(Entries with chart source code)
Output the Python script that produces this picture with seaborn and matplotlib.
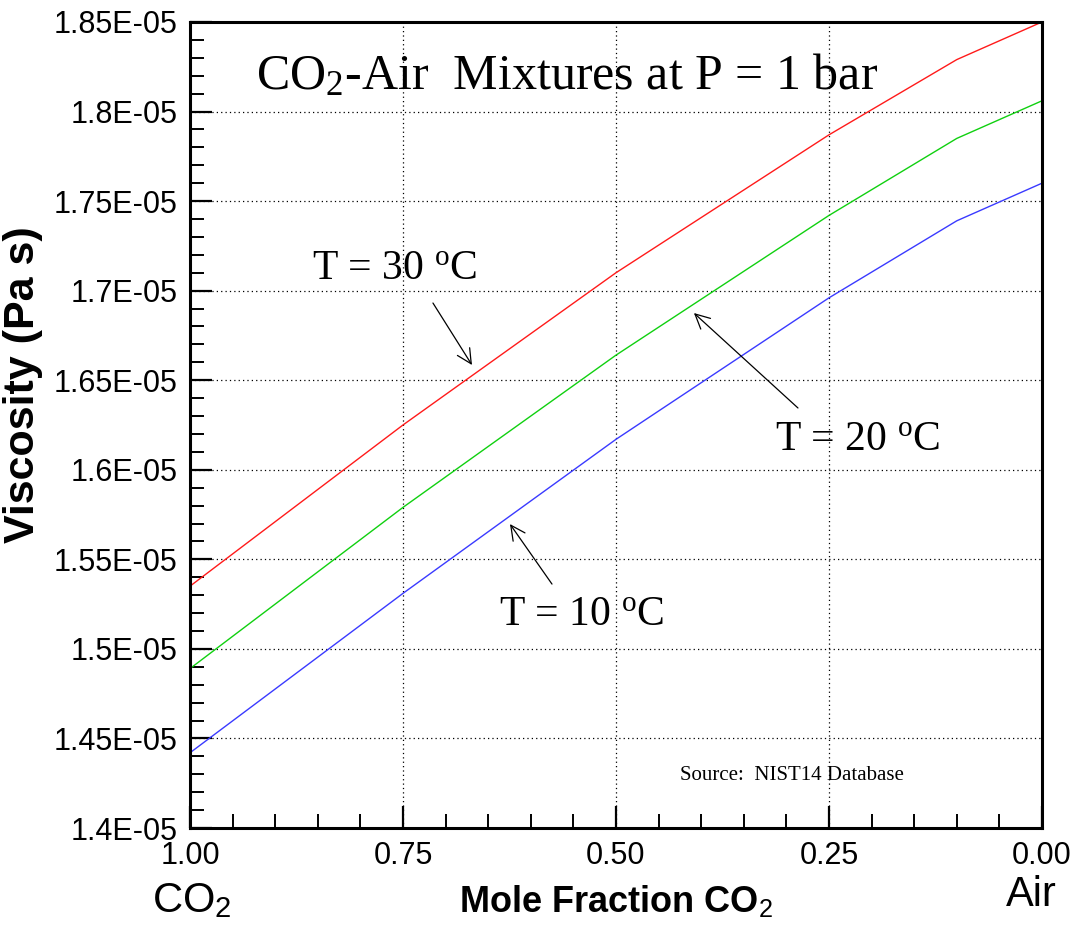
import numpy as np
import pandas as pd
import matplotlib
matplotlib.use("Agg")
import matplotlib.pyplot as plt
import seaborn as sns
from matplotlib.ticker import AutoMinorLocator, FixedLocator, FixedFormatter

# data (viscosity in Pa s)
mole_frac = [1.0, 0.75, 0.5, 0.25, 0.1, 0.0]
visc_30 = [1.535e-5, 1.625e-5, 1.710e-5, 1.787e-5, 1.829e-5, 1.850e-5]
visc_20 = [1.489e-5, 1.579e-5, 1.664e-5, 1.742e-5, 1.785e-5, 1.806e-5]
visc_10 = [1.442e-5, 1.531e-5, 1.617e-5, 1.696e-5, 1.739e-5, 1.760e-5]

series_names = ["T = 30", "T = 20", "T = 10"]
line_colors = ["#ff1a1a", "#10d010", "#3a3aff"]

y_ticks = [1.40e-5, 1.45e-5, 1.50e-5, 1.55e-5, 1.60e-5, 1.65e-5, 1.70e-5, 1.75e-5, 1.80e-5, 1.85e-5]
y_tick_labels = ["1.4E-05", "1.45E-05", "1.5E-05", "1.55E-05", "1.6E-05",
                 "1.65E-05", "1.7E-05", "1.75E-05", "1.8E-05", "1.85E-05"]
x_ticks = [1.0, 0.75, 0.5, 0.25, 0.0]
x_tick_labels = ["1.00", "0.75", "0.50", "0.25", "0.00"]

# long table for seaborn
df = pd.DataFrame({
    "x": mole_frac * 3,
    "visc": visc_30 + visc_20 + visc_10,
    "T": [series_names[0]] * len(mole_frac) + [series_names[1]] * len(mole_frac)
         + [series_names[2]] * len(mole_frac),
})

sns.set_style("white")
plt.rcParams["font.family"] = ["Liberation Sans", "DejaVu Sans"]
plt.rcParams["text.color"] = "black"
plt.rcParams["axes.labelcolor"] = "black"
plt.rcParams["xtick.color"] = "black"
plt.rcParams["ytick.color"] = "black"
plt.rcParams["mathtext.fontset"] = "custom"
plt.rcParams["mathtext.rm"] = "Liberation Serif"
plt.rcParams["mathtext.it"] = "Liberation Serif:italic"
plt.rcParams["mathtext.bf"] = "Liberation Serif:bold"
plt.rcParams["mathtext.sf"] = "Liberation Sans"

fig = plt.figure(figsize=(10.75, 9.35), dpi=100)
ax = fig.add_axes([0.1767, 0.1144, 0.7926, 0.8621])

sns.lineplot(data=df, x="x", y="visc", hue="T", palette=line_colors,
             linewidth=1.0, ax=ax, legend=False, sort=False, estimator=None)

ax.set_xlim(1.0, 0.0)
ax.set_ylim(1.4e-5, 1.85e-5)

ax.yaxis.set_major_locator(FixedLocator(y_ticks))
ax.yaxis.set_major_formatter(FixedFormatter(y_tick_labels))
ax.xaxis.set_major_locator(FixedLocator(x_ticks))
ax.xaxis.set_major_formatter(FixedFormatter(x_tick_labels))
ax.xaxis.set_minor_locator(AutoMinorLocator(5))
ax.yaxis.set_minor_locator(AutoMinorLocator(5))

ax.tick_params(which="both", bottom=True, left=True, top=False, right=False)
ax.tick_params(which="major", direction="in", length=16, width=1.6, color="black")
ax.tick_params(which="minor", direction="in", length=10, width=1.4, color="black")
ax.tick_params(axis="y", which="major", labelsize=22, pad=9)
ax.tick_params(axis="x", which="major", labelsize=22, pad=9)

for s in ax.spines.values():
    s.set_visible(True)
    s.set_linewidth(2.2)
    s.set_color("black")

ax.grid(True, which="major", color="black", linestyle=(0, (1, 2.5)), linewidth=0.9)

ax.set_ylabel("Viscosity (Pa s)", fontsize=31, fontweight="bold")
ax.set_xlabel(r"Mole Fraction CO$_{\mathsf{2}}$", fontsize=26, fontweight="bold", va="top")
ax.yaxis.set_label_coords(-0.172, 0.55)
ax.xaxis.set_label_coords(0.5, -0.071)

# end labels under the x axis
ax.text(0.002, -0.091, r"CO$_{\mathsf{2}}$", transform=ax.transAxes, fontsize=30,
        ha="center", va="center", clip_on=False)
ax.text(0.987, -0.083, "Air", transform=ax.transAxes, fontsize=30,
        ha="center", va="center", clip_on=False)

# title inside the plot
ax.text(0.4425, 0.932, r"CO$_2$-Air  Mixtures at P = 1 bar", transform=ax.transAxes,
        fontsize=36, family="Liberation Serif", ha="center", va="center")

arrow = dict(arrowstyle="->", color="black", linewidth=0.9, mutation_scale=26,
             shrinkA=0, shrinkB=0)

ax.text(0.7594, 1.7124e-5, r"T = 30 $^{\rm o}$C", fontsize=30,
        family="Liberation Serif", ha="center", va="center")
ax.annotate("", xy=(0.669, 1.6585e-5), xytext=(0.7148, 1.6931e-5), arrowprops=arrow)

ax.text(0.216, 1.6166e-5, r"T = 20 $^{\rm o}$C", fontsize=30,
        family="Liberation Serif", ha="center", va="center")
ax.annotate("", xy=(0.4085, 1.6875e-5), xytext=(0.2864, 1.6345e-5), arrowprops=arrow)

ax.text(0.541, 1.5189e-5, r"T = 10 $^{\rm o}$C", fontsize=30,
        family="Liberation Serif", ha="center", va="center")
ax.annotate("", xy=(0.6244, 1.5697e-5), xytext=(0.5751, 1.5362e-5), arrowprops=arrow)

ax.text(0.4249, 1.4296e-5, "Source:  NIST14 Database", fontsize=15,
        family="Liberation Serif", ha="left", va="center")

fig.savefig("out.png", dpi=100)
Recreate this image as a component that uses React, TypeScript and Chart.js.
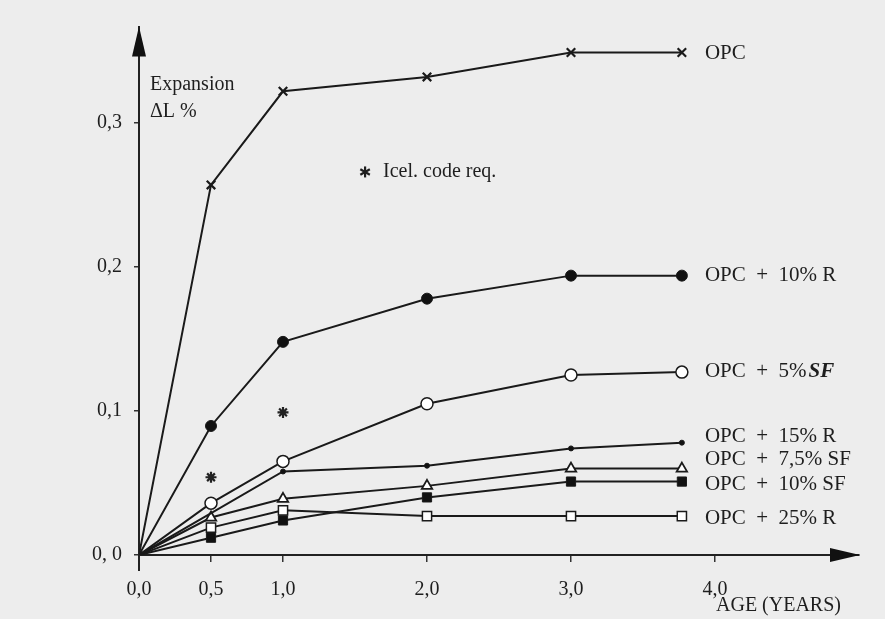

> [GIVEN TASK]:
Reproduce each line of the records exactly, and omit every picture.

> [RESPONSE TO THE EXERCISE]:
Output the Python script that produces this picture with seaborn and matplotlib.
import numpy as np
import pandas as pd
import matplotlib
matplotlib.use("Agg")
import matplotlib.pyplot as plt
import seaborn as sns
from matplotlib.ticker import AutoMinorLocator, FixedLocator, FixedFormatter

# data (viscosity in Pa s)
mole_frac = [1.0, 0.75, 0.5, 0.25, 0.1, 0.0]
visc_30 = [1.535e-5, 1.625e-5, 1.710e-5, 1.787e-5, 1.829e-5, 1.850e-5]
visc_20 = [1.489e-5, 1.579e-5, 1.664e-5, 1.742e-5, 1.785e-5, 1.806e-5]
visc_10 = [1.442e-5, 1.531e-5, 1.617e-5, 1.696e-5, 1.739e-5, 1.760e-5]

series_names = ["T = 30", "T = 20", "T = 10"]
line_colors = ["#ff1a1a", "#10d010", "#3a3aff"]

y_ticks = [1.40e-5, 1.45e-5, 1.50e-5, 1.55e-5, 1.60e-5, 1.65e-5, 1.70e-5, 1.75e-5, 1.80e-5, 1.85e-5]
y_tick_labels = ["1.4E-05", "1.45E-05", "1.5E-05", "1.55E-05", "1.6E-05",
                 "1.65E-05", "1.7E-05", "1.75E-05", "1.8E-05", "1.85E-05"]
x_ticks = [1.0, 0.75, 0.5, 0.25, 0.0]
x_tick_labels = ["1.00", "0.75", "0.50", "0.25", "0.00"]

# long table for seaborn
df = pd.DataFrame({
    "x": mole_frac * 3,
    "visc": visc_30 + visc_20 + visc_10,
    "T": [series_names[0]] * len(mole_frac) + [series_names[1]] * len(mole_frac)
         + [series_names[2]] * len(mole_frac),
})

sns.set_style("white")
plt.rcParams["font.family"] = ["Liberation Sans", "DejaVu Sans"]
plt.rcParams["text.color"] = "black"
plt.rcParams["axes.labelcolor"] = "black"
plt.rcParams["xtick.color"] = "black"
plt.rcParams["ytick.color"] = "black"
plt.rcParams["mathtext.fontset"] = "custom"
plt.rcParams["mathtext.rm"] = "Liberation Serif"
plt.rcParams["mathtext.it"] = "Liberation Serif:italic"
plt.rcParams["mathtext.bf"] = "Liberation Serif:bold"
plt.rcParams["mathtext.sf"] = "Liberation Sans"

fig = plt.figure(figsize=(10.75, 9.35), dpi=100)
ax = fig.add_axes([0.1767, 0.1144, 0.7926, 0.8621])

sns.lineplot(data=df, x="x", y="visc", hue="T", palette=line_colors,
             linewidth=1.0, ax=ax, legend=False, sort=False, estimator=None)

ax.set_xlim(1.0, 0.0)
ax.set_ylim(1.4e-5, 1.85e-5)

ax.yaxis.set_major_locator(FixedLocator(y_ticks))
ax.yaxis.set_major_formatter(FixedFormatter(y_tick_labels))
ax.xaxis.set_major_locator(FixedLocator(x_ticks))
ax.xaxis.set_major_formatter(FixedFormatter(x_tick_labels))
ax.xaxis.set_minor_locator(AutoMinorLocator(5))
ax.yaxis.set_minor_locator(AutoMinorLocator(5))

ax.tick_params(which="both", bottom=True, left=True, top=False, right=False)
ax.tick_params(which="major", direction="in", length=16, width=1.6, color="black")
ax.tick_params(which="minor", direction="in", length=10, width=1.4, color="black")
ax.tick_params(axis="y", which="major", labelsize=22, pad=9)
ax.tick_params(axis="x", which="major", labelsize=22, pad=9)

for s in ax.spines.values():
    s.set_visible(True)
    s.set_linewidth(2.2)
    s.set_color("black")

ax.grid(True, which="major", color="black", linestyle=(0, (1, 2.5)), linewidth=0.9)

ax.set_ylabel("Viscosity (Pa s)", fontsize=31, fontweight="bold")
ax.set_xlabel(r"Mole Fraction CO$_{\mathsf{2}}$", fontsize=26, fontweight="bold", va="top")
ax.yaxis.set_label_coords(-0.172, 0.55)
ax.xaxis.set_label_coords(0.5, -0.071)

# end labels under the x axis
ax.text(0.002, -0.091, r"CO$_{\mathsf{2}}$", transform=ax.transAxes, fontsize=30,
        ha="center", va="center", clip_on=False)
ax.text(0.987, -0.083, "Air", transform=ax.transAxes, fontsize=30,
        ha="center", va="center", clip_on=False)

# title inside the plot
ax.text(0.4425, 0.932, r"CO$_2$-Air  Mixtures at P = 1 bar", transform=ax.transAxes,
        fontsize=36, family="Liberation Serif", ha="center", va="center")

arrow = dict(arrowstyle="->", color="black", linewidth=0.9, mutation_scale=26,
             shrinkA=0, shrinkB=0)

ax.text(0.7594, 1.7124e-5, r"T = 30 $^{\rm o}$C", fontsize=30,
        family="Liberation Serif", ha="center", va="center")
ax.annotate("", xy=(0.669, 1.6585e-5), xytext=(0.7148, 1.6931e-5), arrowprops=arrow)

ax.text(0.216, 1.6166e-5, r"T = 20 $^{\rm o}$C", fontsize=30,
        family="Liberation Serif", ha="center", va="center")
ax.annotate("", xy=(0.4085, 1.6875e-5), xytext=(0.2864, 1.6345e-5), arrowprops=arrow)

ax.text(0.541, 1.5189e-5, r"T = 10 $^{\rm o}$C", fontsize=30,
        family="Liberation Serif", ha="center", va="center")
ax.annotate("", xy=(0.6244, 1.5697e-5), xytext=(0.5751, 1.5362e-5), arrowprops=arrow)

ax.text(0.4249, 1.4296e-5, "Source:  NIST14 Database", fontsize=15,
        family="Liberation Serif", ha="left", va="center")

fig.savefig("out.png", dpi=100)
Recreate this image as a component that uses React, TypeScript and Chart.js.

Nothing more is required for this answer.